With a business, you will usually need something more detailed than that.

The Flow of Transactions in Your Accounts

While some small businesses do simply take a cash payment for a product or service, often, the work is done in a more complicated way. 

For example, you might buy some stock and be invoiced for it later, then pay within 30 to 90 days. 

Or, you may deliver goods to a customer, invoice them, and have them pay by instalments.

In some cases, you may do both, buying stock and paying for it on account, and then using that stock to supply a customer who also pays on their own account. 

So, you owe money for that stock, and you are owed money for the work that you have done for it.  

Keeping that balanced, making sure that you have positive cash flow, and that you can pay all your bills, can be confusing and tricky.

Where Should You Record Transactions?

To perform proper bookkeeping, you should understand the difference between books of original entry, or journals, and ledgers. 

In accounting, the first place that a transaction is recorded in the journal. 

From the journal, the transactions are then moved to ledgers, and you want to make sure that those all balance. 

In double-entry bookkeeping, two ledgers are updated with each transaction, to make the books balance.

If you are using accounting software then you will find that a lot of the work is done for you and that it is relatively easy to make sure that entries go to the correct place. 

If you’re using a spreadsheet or a paper system then you will need a strong understanding of the respective journals and ledgers to ensure that everything goes into the right place.

Managing Your Journals

For the average small business, the general journal is the most important thing.

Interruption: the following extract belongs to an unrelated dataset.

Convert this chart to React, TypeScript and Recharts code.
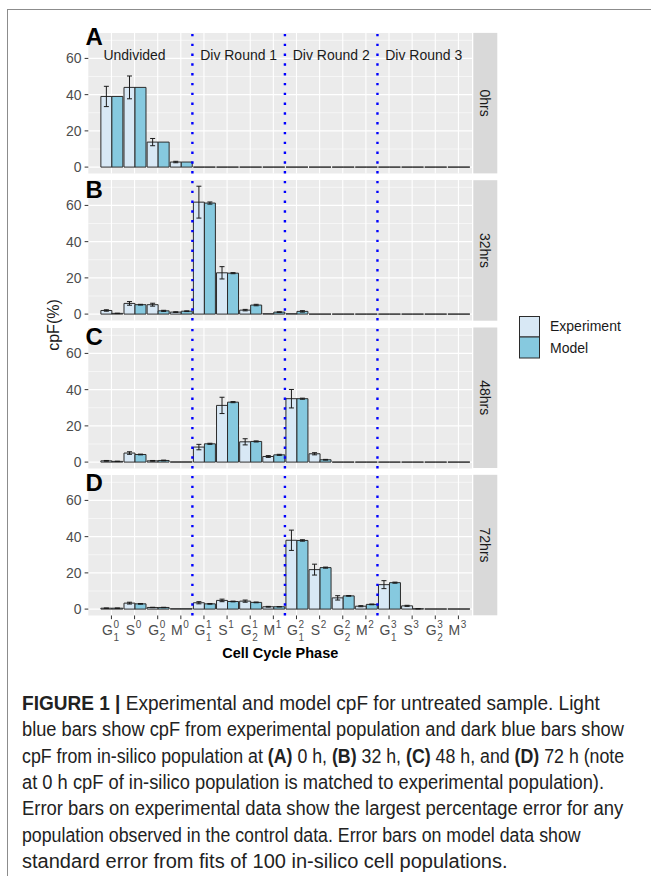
import React, { useLayoutEffect, useRef, useState } from 'react';
import { ComposedChart, Bar, XAxis, YAxis, CartesianGrid, ReferenceLine, ReferenceDot, ErrorBar } from 'recharts';

// ---------- data ----------
const phaseBase = ['G', 'S', 'G', 'M', 'G', 'S', 'G', 'M', 'G', 'S', 'G', 'M', 'G', 'S', 'G', 'M'];
const phaseSub = ['1', '', '2', '', '1', '', '2', '', '1', '', '2', '', '1', '', '2', ''];
const phaseSup = ['0', '0', '0', '0', '1', '1', '1', '1', '2', '2', '2', '2', '3', '3', '3', '3'];
const phaseIndex = [1, 2, 3, 4, 5, 6, 7, 8, 9, 10, 11, 12, 13, 14, 15, 16];

const timeLabels = ['0hrs', '32hrs', '48hrs', '72hrs'];
const panelLetters = ['A', 'B', 'C', 'D'];

const exp0 = [39.0, 44.0, 13.8, 2.8, 0, 0, 0, 0, 0, 0, 0, 0, 0, 0, 0, 0];
const expErr0 = [5.6, 6.3, 2.0, 0.4, 0, 0, 0, 0, 0, 0, 0, 0, 0, 0, 0, 0];
const model0 = [39.0, 44.0, 13.8, 2.8, 0, 0, 0, 0, 0, 0, 0, 0, 0, 0, 0, 0];
const modelErr0 = [0, 0, 0, 0, 0, 0, 0, 0, 0, 0, 0, 0, 0, 0, 0, 0];

const exp32 = [2.0, 5.9, 5.2, 1.1, 61.8, 22.8, 2.2, 0.2, 0.2, 0, 0, 0, 0, 0, 0, 0];
const expErr32 = [0.4, 1.0, 0.8, 0.2, 8.8, 3.4, 0.4, 0, 0, 0, 0, 0, 0, 0, 0, 0];
const model32 = [0.4, 5.2, 1.8, 1.6, 61.3, 22.6, 5.0, 1.1, 1.5, 0, 0, 0, 0, 0, 0, 0];
const modelErr32 = [0.1, 0.2, 0.3, 0.2, 0.6, 0.3, 0.4, 0.2, 0.4, 0, 0, 0, 0, 0, 0, 0];

const exp48 = [0.7, 5.0, 0.7, 0.1, 8.3, 31.3, 11.2, 3.1, 35.0, 4.6, 0, 0, 0, 0, 0, 0];
const expErr48 = [0.2, 0.7, 0.2, 0, 1.5, 4.5, 1.7, 0.5, 5.1, 0.6, 0, 0, 0, 0, 0, 0];
const model48 = [0.4, 4.2, 0.9, 0.1, 10.1, 33.1, 11.4, 4.0, 35.0, 1.3, 0, 0, 0, 0, 0, 0];
const modelErr48 = [0.1, 0.2, 0.2, 0, 0.3, 0.3, 0.3, 0.3, 0.3, 0.2, 0, 0, 0, 0, 0, 0];

const exp72 = [0.5, 3.3, 0.9, 0.2, 3.5, 4.8, 4.4, 1.3, 38.0, 21.8, 6.2, 1.6, 13.5, 1.8, 0.1, 0.1];
const expErr72 = [0.1, 0.5, 0.1, 0, 0.6, 0.7, 0.6, 0.2, 5.6, 3.0, 1.2, 0.3, 2.2, 0.3, 0, 0];
const model72 = [0.5, 2.9, 0.9, 0.2, 2.9, 4.2, 3.7, 1.3, 37.9, 22.9, 7.3, 2.6, 14.6, 0.2, 0.1, 0.1];
const modelErr72 = [0.1, 0.2, 0.1, 0, 0.2, 0.2, 0.2, 0.1, 0.4, 0.3, 0.2, 0.2, 0.3, 0.1, 0, 0];

const expSeries = [exp0, exp32, exp48, exp72];
const expErrSeries = [expErr0, expErr32, expErr48, expErr72];
const modelSeries = [model0, model32, model48, model72];
const modelErrSeries = [modelErr0, modelErr32, modelErr48, modelErr72];

const roundLabels = ['Undivided', 'Div Round 1', 'Div Round 2', 'Div Round 3'];
const roundLabelX = [2, 6.5, 10.5, 14.5];
const roundLabelY = 62;
const roundDividers = [4.5, 8.5, 12.5];
const yTicks = [0, 20, 40, 60];
const yMinor = [10, 30, 50, 70];

// caption: each line is a list of [text, bold] segments
const captionLines: [string, boolean][][] = [
  [['FIGURE 1 |', true], [' Experimental and model cpF for untreated sample. Light', false]],
  [['blue bars show cpF from experimental population and dark blue bars show', false]],
  [
    ['cpF from in-silico population at ', false],
    ['(A)', true],
    [' 0 h, ', false],
    ['(B)', true],
    [' 32 h, ', false],
    ['(C)', true],
    [' 48 h, and ', false],
    ['(D)', true],
    [' 72 h (note', false],
  ],
  [['at 0 h cpF of in-silico population is matched to experimental population).', false]],
  [['Error bars on experimental data show the largest percentage error for any', false]],
  [['population observed in the control data. Error bars on model data show', false]],
  [['standard error from fits of 100 in-silico cell populations.', false]],
];
const captionWidths = [578, 602, 602, 582, 601, 559, 486];

// ---------- style ----------
const EXP_COLOR = '#d8e8f5';
const MODEL_COLOR = '#86c9df';
const OUTLINE = '#2b2b2b';
const FONT = '"Liberation Sans", Arial, Helvetica, sans-serif';
const PANEL_TOPS = [32.9, 180.2, 327.5, 474.8];
const PANEL_H = 140.5;
const PAD = 6;
const PLOT_LEFT = 88.3;
const PLOT_RIGHT = 472.3;
const X_DOMAIN: [number, number] = [0, 16.6];
const Y_DOMAIN: [number, number] = [-3.53, 74.03];
const LETTER_BASE = [45, 198, 345, 491];

const buildRows = (p: number) =>
  phaseIndex.map((x, i) => ({
    x,
    exp: expSeries[p][i],
    expErr: expErrSeries[p][i],
    model: modelSeries[p][i],
    modelErr: modelErrSeries[p][i],
  }));

const BarShape = (props: any) => {
  const { x, y, width, height, fill } = props;
  if (x == null || y == null || width == null) return null;
  const h = height || 0;
  const d = `M${x},${y} h${width} v${h} h${-width} Z`;
  return <path d={d} fill={fill} stroke={OUTLINE} strokeWidth={1} />;
};

const baseWidths: Record<string, number> = { G: 10.9, S: 9.3, M: 11.7 };

const PhaseTick = (props: any) => {
  const { x, y, payload } = props;
  const i = Math.round(payload.value) - 1;
  if (i < 0 || i > 15) return null;
  const base = phaseBase[i];
  const bw = baseWidths[base];
  const total = bw + 0.6 + 5.6;
  const x0 = x - total / 2 - 1;
  return (
    <g fill="#4d4d4d" fontFamily={FONT}>
      <text x={x0} y={y + 14} fontSize={14}>{base}</text>
      {phaseSub[i] ? (
        <text x={x0 + bw + 0.6} y={y + 20} fontSize={10}>{phaseSub[i]}</text>
      ) : null}
      <text x={x0 + bw + 0.6} y={y + 7} fontSize={10}>{phaseSup[i]}</text>
    </g>
  );
};

const RoundLabel = (label: string) => (props: any) => (
  <text x={props.cx} y={props.cy + 5} textAnchor="middle" fontSize={14} fill="#1a1a1a" fontFamily={FONT}>
    {label}
  </text>
);

const Panel = ({ p }: { p: number }) => {
  const rows = buildRows(p);
  const isLast = p === 3;
  return (
    <div style={{ position: 'absolute', left: 0, top: PANEL_TOPS[p] - PAD }}>
      <ComposedChart
        width={PLOT_RIGHT}
        height={isLast ? PANEL_H + PAD + 45 : PANEL_H + 2 * PAD}
        data={rows}
        margin={{ top: PAD, right: 0, bottom: isLast ? 0 : PAD, left: 0 }}
        barGap={0}
        barSize={11}
      >
        <CartesianGrid fill="#ebebeb" stroke="#ffffff" strokeWidth={0.55} horizontalValues={yMinor} vertical={false} />
        <CartesianGrid stroke="#ffffff" strokeWidth={1.1} horizontalValues={yTicks} verticalValues={phaseIndex} />
        <XAxis
          type="number"
          dataKey="x"
          domain={X_DOMAIN}
          ticks={phaseIndex}
          interval={0}
          allowDataOverflow
          hide={!isLast}
          height={45}
          axisLine={false}
          tickLine={{ stroke: '#333333' }}
          tickSize={3.67}
          tickMargin={2}
          tick={<PhaseTick />}
        />
        <YAxis
          type="number"
          width={PLOT_LEFT}
          domain={Y_DOMAIN}
          ticks={yTicks}
          interval={0}
          allowDataOverflow
          axisLine={false}
          tickLine={{ stroke: '#333333' }}
          tickSize={3.67}
          tickMargin={3}
          tick={{ fill: '#4d4d4d', fontSize: 14, fontFamily: FONT }}
        />
        <Bar dataKey="exp" fill={EXP_COLOR} shape={BarShape} isAnimationActive={false}>
          <ErrorBar dataKey="expErr" width={2.5} stroke="#1a1a1a" strokeWidth={1} direction="y" />
        </Bar>
        <Bar dataKey="model" fill={MODEL_COLOR} shape={BarShape} isAnimationActive={false}>
          <ErrorBar dataKey="modelErr" width={2.5} stroke="#1a1a1a" strokeWidth={1} direction="y" />
        </Bar>
        {roundDividers.map((v) => (
          <ReferenceLine key={v} x={v} stroke="#0000ff" strokeWidth={2.4} strokeDasharray="2.4 7.4" />
        ))}
        {p === 0
          ? roundLabels.map((lab, k) => (
              <ReferenceDot key={lab} x={roundLabelX[k]} y={roundLabelY} r={1} shape={RoundLabel(lab)} />
            ))
          : null}
      </ComposedChart>
    </div>
  );
};

const CaptionLine = ({ segs, width, top }: { segs: [string, boolean][]; width: number; top: number }) => {
  const ref = useRef<HTMLDivElement>(null);
  const [scale, setScale] = useState(1);
  useLayoutEffect(() => {
    if (ref.current) {
      const w = ref.current.offsetWidth;
      if (w > 0) setScale(width / w);
    }
  }, [width]);
  return (
    <div
      ref={ref}
      style={{
        position: 'absolute',
        left: 22,
        top,
        whiteSpace: 'pre',
        fontSize: 19.5,
        lineHeight: '24px',
        color: '#222222',
        fontFamily: FONT,
        transform: `scaleX(${scale})`,
        transformOrigin: '0 0',
      }}
    >
      {segs.map(([t, b], k) => (
        <span key={k} style={{ fontWeight: b ? 'bold' : 'normal' }}>
          {t}
        </span>
      ))}
    </div>
  );
};

export default function App() {
  return (
    <div
      style={{
        position: 'absolute',
        left: 0,
        top: 0,
        width: 651,
        height: 876,
        background: '#ffffff',
        overflow: 'hidden',
        fontFamily: FONT,
      }}
    >
      {[0, 1, 2, 3].map((p) => (
        <Panel key={p} p={p} />
      ))}
      <svg width={651} height={876} style={{ position: 'absolute', left: 0, top: 0, pointerEvents: 'none' }}>
        <line x1={7} y1={9.5} x2={651} y2={9.5} stroke="#8c8c8c" strokeWidth={1} />
        <line x1={7.5} y1={9} x2={7.5} y2={876} stroke="#8c8c8c" strokeWidth={1} />
        {PANEL_TOPS.map((t, p) => (
          <g key={p}>
            <rect x={473.3} y={t} width={24} height={PANEL_H} fill="#d9d9d9" />
            <g transform={`translate(480.3 ${t + PANEL_H / 2}) rotate(90)`}>
              <text x={0} y={0} textAnchor="middle" fontSize={14} fill="#1a1a1a" fontFamily={FONT}>
                {timeLabels[p]}
              </text>
            </g>
            <text x={85.5} y={LETTER_BASE[p]} fontSize={24} fontWeight="bold" fill="#000" fontFamily={FONT}>
              {panelLetters[p]}
            </text>
          </g>
        ))}
        <g transform="translate(58.5 325) rotate(-90)">
          <text x={0} y={0} textAnchor="middle" fontSize={16} fill="#1a1a1a" fontFamily={FONT}>
            cpF(%)
          </text>
        </g>
        <text x={280.3} y={658.3} textAnchor="middle" fontSize={14.5} fontWeight="bold" fill="#000" fontFamily={FONT}>
          Cell Cycle Phase
        </text>
        <rect x={519.5} y={316.5} width={20} height={20.5} fill={EXP_COLOR} stroke={OUTLINE} strokeWidth={1} />
        <rect x={519.5} y={337} width={20} height={21} fill={MODEL_COLOR} stroke={OUTLINE} strokeWidth={1} />
        <text x={550} y={331} fontSize={14} fill="#1a1a1a" fontFamily={FONT}>Experiment</text>
        <text x={550} y={352.5} fontSize={14} fill="#1a1a1a" fontFamily={FONT}>Model</text>
      </svg>
      {captionLines.map((segs, k) => (
        <CaptionLine key={k} segs={segs} width={captionWidths[k]} top={691 + k * 26.3} />
      ))}
    </div>
  );
}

This is where debits and credits are entered. 

So, if you pay wages out of your bank account, that goes into the general journal. If you take out a loan, that also goes into the general journal. 

Money from customers would be entered there too, as would rent that you pay, etc.

The journal is a chronological list of transactions. You need to then write them into the ledgers. 

Every transaction that appears in the journal needs to also go into an appropriate ledger, which will update the balance for each account with the company. 

This is how you can see at a glance what ‘accounts receivable’ and ‘accounts payable’ the company has.

If your company is large and complex and has a lot of different categories of transactions then you might want to have several subsidiary ledgers. 

For example, you may not want to have one huge accounts receivable ledger if you have hundreds of customers that all spend a lot of money. 

You might separate those accounts so that each client has their own ledger, and then summarise that for ease of reading.

It is good practice to run regular trial balances, to make sure that the accounts add up. 

The trial balance is not a report that investors or the taxman will see. It is a simple ‘check’. 

If it does not balance, this means that there is a mistake in the general ledger somewhere. 

Running trial balances on a regular basis will alert you to missing transactions, typos, or other errors so it is something that most bookkeepers do frequently.